Para a estudiosa, o que existe é um aumento de visibilidade, mas que ainda carece de uma melhor formulação do resultado dessa alta exposição para a dinâmica social em outras culturas. “É claro que tem um componente positivo, mas precisa ser mais bem formulado para não ser apenas uma ‘ferramenta de engajamento barato’”, assinala.
Instrumentalizados
No último fim de semana, um episódio envolvendo um ícone brasileiro, Milton Nascimento, em uma grande premiação da música pop, o Grammy, parece confirmar as ponderações de Luciana Andrade.
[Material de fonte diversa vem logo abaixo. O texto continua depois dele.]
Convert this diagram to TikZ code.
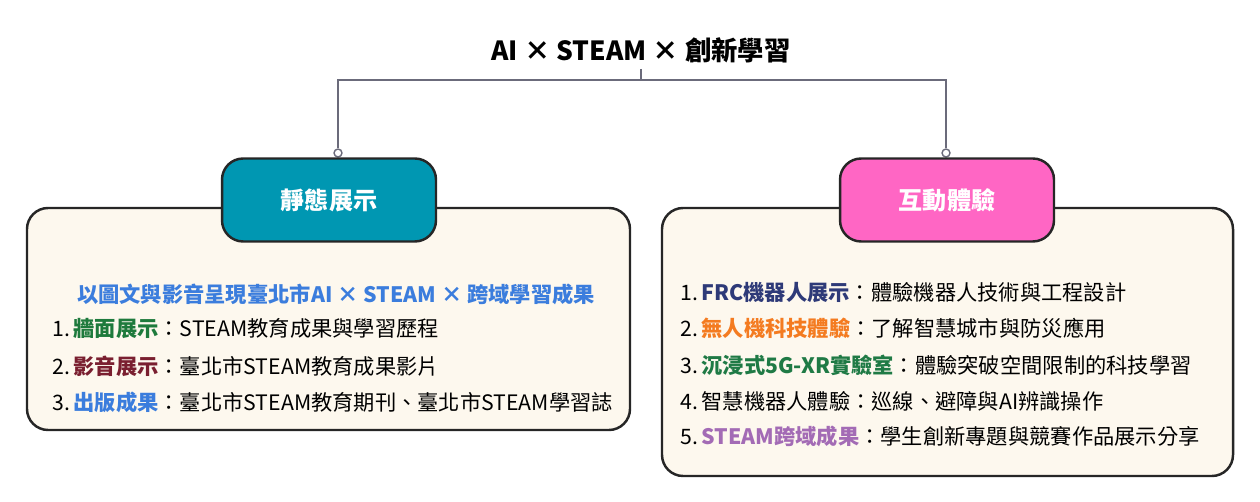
\documentclass[tikz,border=0pt]{standalone}
\usepackage{fontspec}
\setmainfont{Noto Sans CJK TC}
\usetikzlibrary{positioning}
\definecolor{teal}{HTML}{0097B2}
\definecolor{pinkbox}{HTML}{FF66C4}
\definecolor{cream}{HTML}{FDF8EE}
\definecolor{wallgreen}{HTML}{1E7A3C}
\definecolor{avred}{HTML}{7A1F30}
\definecolor{pubblue}{HTML}{3B7DDD}
\definecolor{navy}{HTML}{2E3A78}
\definecolor{droneorange}{HTML}{F47B20}
\definecolor{xrgreen}{HTML}{1F7A45}
\definecolor{steampurple}{HTML}{A36BB5}
\definecolor{linegray}{HTML}{6B6B7B}
\tikzset{
  panel/.style={draw=black!85, line width=1.4pt, rounded corners=12pt, fill=cream},
  header/.style={draw=black!85, line width=1.4pt, rounded corners=12pt, minimum width=4.28cm, minimum height=1.66cm, text=white, font=\fontsize{13.7}{15}\selectfont\bfseries},
  item/.style={anchor=west, font=\fontsize{12.1}{14}\selectfont, inner sep=0pt},
  link/.style={linegray, line width=0.9pt},
  knob/.style={circle, draw=linegray, fill=white, line width=0.8pt, inner sep=1.6pt}
}
\begin{document}
\begin{tikzpicture}[x=0.02cm, y=-0.02cm]
\useasboundingbox (0,0) rectangle (1260,502);

% title and links
\node (title) at (641,50) {\fontsize{15}{17}\selectfont\bfseries AI × STEAM × 創新學習};
\coordinate (split) at (641,80);
\node[knob] (knobL) at (338,153) {};
\node[knob] (knobR) at (946,153) {};
\draw[link] (title.south) -- (split) -| (knobL.north);
\draw[link] (split) -| (knobR.north);

% left panel
\draw[panel] (27,208) rectangle (630,430);
\node[header, fill=teal] (static) at (329,200) {靜態展示};
\node[font=\fontsize{12.1}{14}\selectfont\bfseries, text=pubblue] (lhead) at (336,294) {以圖文與影音呈現臺北市AI × STEAM × 跨域學習成果};
\node[item] (l1) at (52,329) {1.\,\textcolor{wallgreen}{\bfseries 牆面展示}：STEAM教育成果與學習歷程};
\node[item] (l2) at (52,366) {2.\,\textcolor{avred}{\bfseries 影音展示}：臺北市STEAM教育成果影片};
\node[item] (l3) at (52,402) {3.\,\textcolor{pubblue}{\bfseries 出版成果}：臺北市STEAM教育期刊、臺北市STEAM學習誌};

% right panel
\draw[panel] (662,208) rectangle (1233,476);
\node[header, fill=pinkbox] (interact) at (947,200) {互動體驗};
\node[item] (r1) at (680,293) {1.\,\textcolor{navy}{\bfseries FRC機器人展示}：體驗機器人技術與工程設計};
\node[item] (r2) at (680,328) {2.\,\textcolor{droneorange}{\bfseries 無人機科技體驗}：了解智慧城市與防災應用};
\node[item] (r3) at (680,365) {3.\,\textcolor{xrgreen}{\bfseries 沉浸式5G-XR實驗室}：體驗突破空間限制的科技學習};
\node[item] (r4) at (680,401) {4.\,智慧機器人體驗：巡線、避障與AI辨識操作};
\node[item] (r5) at (680,436) {5.\,\textcolor{steampurple}{\bfseries STEAM跨域成果}：學生創新專題與競賽作品展示分享};
\end{tikzpicture}
\end{document}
Durante a cerimônia, a força dos fandoms brasileiros se fez notável nas redes sociais. A título de exemplo, as publicações de Willow Smith podem servir de termômetro. No perfil dela, no Instagram, nenhum post teve tantas interações, nem de longe, como a foto em que aparece tietando o músico, que concorria na premiação na categoria de Melhor Álbum de Jazz Vocal por “Milton + Esperanza”.
Bituca, porém, nem sequer teve garantido um lugar para se sentar na área VIP do evento, o que gerou protestos de Esperanza Spalding, da “internet BR” e até do Ministério da Cultura, que manifestou “repúdio ao tratamento dispensado ao cantor, compositor e multi-instrumentista”. Um barulho que, até o momento, não foi suficiente para que o Grammy se manifestasse sobre o caso.
“Não é porque estamos em evidência nas redes sociais, com músicas e personagens sendo compartilhados a exaustão, que seremos reconhecidos dentro dessa dinâmica política e social”, analisa Luciana.
“Certamente, o engajamento brasileiro tem sido instrumentalizado pela indústria do entretenimento. Não tenho a menor dúvida. Isso nos lembra de outras dinâmicas parecidas, como o futebol e o Carnaval, por exemplo. Fenômenos de muita visibilidade, mas que sempre estão no cerne do preconceito político e social”, situa, alertando que, além de ineficaz em algumas situações, a organização social dos fandoms pode ser nociva quando representa uma identificação extremada, fetichizada, por um objeto cultural, a ponto de qualquer discordância se tornar motivo de ruptura e conflito.
“Infelizmente, essa polarização extremista de sentimentos e opiniões faz parte da lógica algorítmica das redes sociais, além de ser claramente influenciada pelo contexto em que estamos vivendo. As pessoas se fecham dentro da bolha e conversam apenas com os seus pares. A ideia é reprimir o diferente e atrair apenas quem pensa da mesma forma. Isso, muitas vezes, traz uma experiência negativa para o crescimento e amadurecimento da comunidade”, finaliza.